Bill declaring child marriage as illegal up for Senate debates
MANILA, Philippines — Senator Risa Hontiveros has endorsed for plenary approval a bill prohibiting and declaring child marriage as illegal.
As head of the Senate committee on women, children, family relations and gender equality, Hontiveros sponsored on Wednesday Senate Bill No. 1373.
The bill defines child marriage as “any marriage entered into where one or both parties are children as defined in the paragraph above, and solemnized in civil or church proceedings, or in any recognized traditional, cultural or customary manner.”
Hontiveros noted that the Philippines has the 12th highest number of child brides, which is at 726,000.
She pointed out that a child should not be allowed to get married when they are not even allowed to enter into a legal contract before they reach the age of 18.
While poverty is the main motivation for driving families to enter their young children to marriage, another reason is also “existing well-entrenched gender inequality,” she said.
“Female children are falsely seen contributing less to the household and expected to eventually leave and join the families of their husbands, making them of less value than male children,” the senator said in her sponsorship speech.
Under the bill, child marriage would be considered a “public crime.”
A person who causes, fixes, facilitates or arranges a child marriage shall suffer the penalty of prision mayor in its medium period and a fine of not less than P40,000.
Should the perpetrator be an ascendant, step-parent, or guardian of the minor, the penalty will constitute a 12-year jail time, a fine of not less than P50,000 and the loss of parental authority over the same.

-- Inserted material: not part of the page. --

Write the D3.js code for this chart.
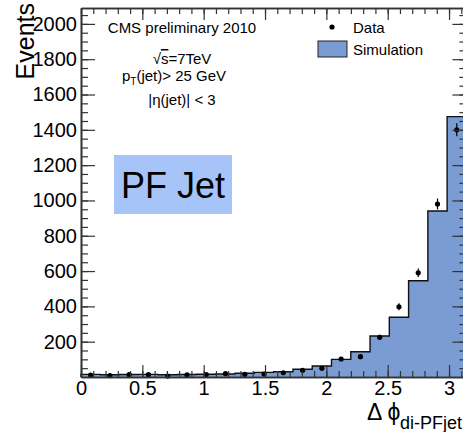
<!DOCTYPE html>
<html>
<head>
<meta charset="utf-8">
<script src="https://cdn.jsdelivr.net/npm/d3@7"></script>
<style>
  html, body { margin: 0; padding: 0; background: #fff; }
  svg { display: block; }
  text { font-family: "Liberation Sans", Arial, Helvetica, sans-serif; fill: #000; }
</style>
</head>
<body>
<svg id="chart" width="463" height="432"></svg>
<script>
// Δφ between the two leading PF jets, 20 bins from 0 to π
const nBins = 20;
const simCounts  = [15, 13, 14, 15, 13, 14, 16, 17, 21, 26, 30, 44, 62, 100, 143, 232, 338, 545, 940, 1475];
const dataCounts = [11, 8, 13, 13, 5, 12, 14, 19, 15, 17, 24, 38, 49, 102, 115, 225, 398, 590, 980, 1400];
const dataErrors = [4, 3, 4, 4, 2, 3, 4, 4, 4, 4, 5, 6, 7, 10, 11, 15, 20, 24, 31, 37];

const xTickValues = [0, 0.5, 1, 1.5, 2, 2.5, 3];
const xTickLabels = ["0", "0.5", "1", "1.5", "2", "2.5", "3"];
const yTickValues = [200, 400, 600, 800, 1000, 1200, 1400, 1600, 1800, 2000];
const yTickLabels = ["200", "400", "600", "800", "1000", "1200", "1400", "1600", "1800", "2000"];

const simColor = "#7b9cd3";
const boxColor = "#a6c4f8";

const svg = d3.select("#chart");
const frameLeft = 81, frameRight = 466.4, frameTop = 8, frameBottom = 377;

const x = d3.scaleLinear().domain([0, Math.PI]).range([frameLeft, frameRight]);
const y = d3.scaleLinear().domain([0, 2090]).range([frameBottom, frameTop]);
const binW = Math.PI / nBins;

// simulation histogram: filled steps with a black outline
const steps = [];
simCounts.forEach((v, i) => {
  steps.push([i * binW, v]);
  steps.push([(i + 1) * binW, v]);
});
svg.append("path")
  .attr("d", d3.area().x(d => x(d[0])).y0(y(0)).y1(d => y(d[1]))(steps))
  .attr("fill", simColor);
const outline = [[0, 0], ...steps, [Math.PI, 0]];
svg.append("path")
  .attr("d", d3.line().x(d => x(d[0])).y(d => y(d[1]))(outline))
  .attr("fill", "none").attr("stroke", "#111").attr("stroke-width", 1.4);

// data points with error bars
const pts = svg.append("g");
dataCounts.forEach((v, i) => {
  const cx = x((i + 0.5) * binW);
  pts.append("line")
    .attr("x1", cx).attr("x2", cx)
    .attr("y1", y(v - dataErrors[i])).attr("y2", y(v + dataErrors[i]))
    .attr("stroke", "#000").attr("stroke-width", 1.2);
  pts.append("circle").attr("cx", cx).attr("cy", y(v)).attr("r", 2.6).attr("fill", "#000");
});

// axes, ticks pointing into the frame
const minorX = d3.range(0, 3.15, 0.1).map(v => +v.toFixed(2));
const minorY = d3.range(50, 2090, 50);
const axisColor = "#333";
function styleAxis(g) {
  g.selectAll("path.domain").attr("stroke", axisColor).attr("stroke-width", 1.6);
  g.selectAll(".tick line").attr("stroke", axisColor).attr("stroke-width", 1.2);
  g.selectAll("text").attr("font-family", "Liberation Sans, Arial, sans-serif").attr("font-size", 20).attr("fill", "#000");
}
// bottom
svg.append("g").attr("transform", `translate(0,${frameBottom})`)
  .call(d3.axisBottom(x).tickValues(minorX).tickSize(-6).tickSizeOuter(0).tickFormat(""))
  .call(styleAxis);
svg.append("g").attr("transform", `translate(0,${frameBottom})`)
  .call(d3.axisBottom(x).tickValues(xTickValues).tickSize(-12).tickSizeOuter(0).tickPadding(4)
        .tickFormat((d, i) => xTickLabels[i]))
  .call(styleAxis);
// top
svg.append("g").attr("transform", `translate(0,${frameTop})`)
  .call(d3.axisTop(x).tickValues(minorX).tickSize(-6).tickSizeOuter(0).tickFormat(""))
  .call(styleAxis);
svg.append("g").attr("transform", `translate(0,${frameTop})`)
  .call(d3.axisTop(x).tickValues(xTickValues).tickSize(-12).tickSizeOuter(0).tickFormat(""))
  .call(styleAxis);
// left
svg.append("g").attr("transform", `translate(${frameLeft},0)`)
  .call(d3.axisLeft(y).tickValues(minorY).tickSize(-7).tickSizeOuter(0).tickFormat(""))
  .call(styleAxis);
svg.append("g").attr("transform", `translate(${frameLeft},0)`)
  .call(d3.axisLeft(y).tickValues(yTickValues).tickSize(-14).tickSizeOuter(0).tickPadding(4)
        .tickFormat((d, i) => yTickLabels[i]))
  .call(styleAxis);
// right
svg.append("g").attr("transform", `translate(${frameRight},0)`)
  .call(d3.axisRight(y).tickValues(minorY).tickSize(-7).tickSizeOuter(0).tickFormat(""))
  .call(styleAxis);
svg.append("g").attr("transform", `translate(${frameRight},0)`)
  .call(d3.axisRight(y).tickValues(yTickValues).tickSize(-14).tickSizeOuter(0).tickFormat(""))
  .call(styleAxis);

// axis titles
svg.append("text")
  .attr("transform", "translate(34,3) rotate(-90)")
  .attr("text-anchor", "end")
  .attr("font-size", 25)
  .text("Events");
const xt = svg.append("text").attr("x", 367).attr("y", 420).attr("font-size", 23);
xt.append("tspan").text("Δ ϕ");
xt.append("tspan").attr("x", 400).attr("dy", 9).attr("font-size", 18).text("di-PFjet");

// annotation block
const info = svg.append("g").attr("font-size", 15).attr("text-anchor", "middle");
info.append("text").attr("x", 182).attr("y", 33).text("CMS preliminary 2010");
const rs = info.append("text").attr("x", 182).attr("y", 64);
rs.append("tspan").text("√");
rs.append("tspan").attr("text-decoration", "overline").text("s");
rs.append("tspan").text("=7TeV");
const pt = info.append("text").attr("x", 174).attr("y", 81);
pt.append("tspan").text("p");
pt.append("tspan").attr("dy", 4).attr("font-size", 10).text("T");
pt.append("tspan").attr("dy", -4).text("(jet)> 25 GeV");
info.append("text").attr("x", 182).attr("y", 105).text("|η(jet)| < 3");

// legend
svg.append("circle").attr("cx", 332).attr("cy", 27).attr("r", 2.6).attr("fill", "#000");
svg.append("text").attr("x", 353).attr("y", 33).attr("font-size", 15).text("Data");
svg.append("rect").attr("x", 318).attr("y", 41).attr("width", 29).attr("height", 16)
  .attr("fill", simColor).attr("stroke", "#222").attr("stroke-width", 1);
svg.append("text").attr("x", 353).attr("y", 55).attr("font-size", 15).text("Simulation");

// "PF Jet" tag
svg.append("rect").attr("x", 114).attr("y", 155).attr("width", 118).attr("height", 59).attr("fill", boxColor);
svg.append("text").attr("x", 121).attr("y", 198)
  .attr("font-family", "DejaVu Sans, sans-serif").attr("font-size", 36)
  .attr("xml:space", "preserve")
  .text("PF Jet");
</script>
</body>
</html>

Meanwhile, individuals who perform or officiate the formal rites of child marriage shall suffer the penalty of prision mayor in its medium period and a fine of not less than P40,000. If they are public officers, they will also be perpetually disqualified from office.
Hontiveros said the bill will also provide “culturally appropriate” programs and services which will be formulated by the Department of Social Welfare and Development as the “duty-bearer.”
“At a time that we, together with the rest of the world, are slowly making headway in ensuring that young girls are protected and able to reach their full potential as human beings,” she said.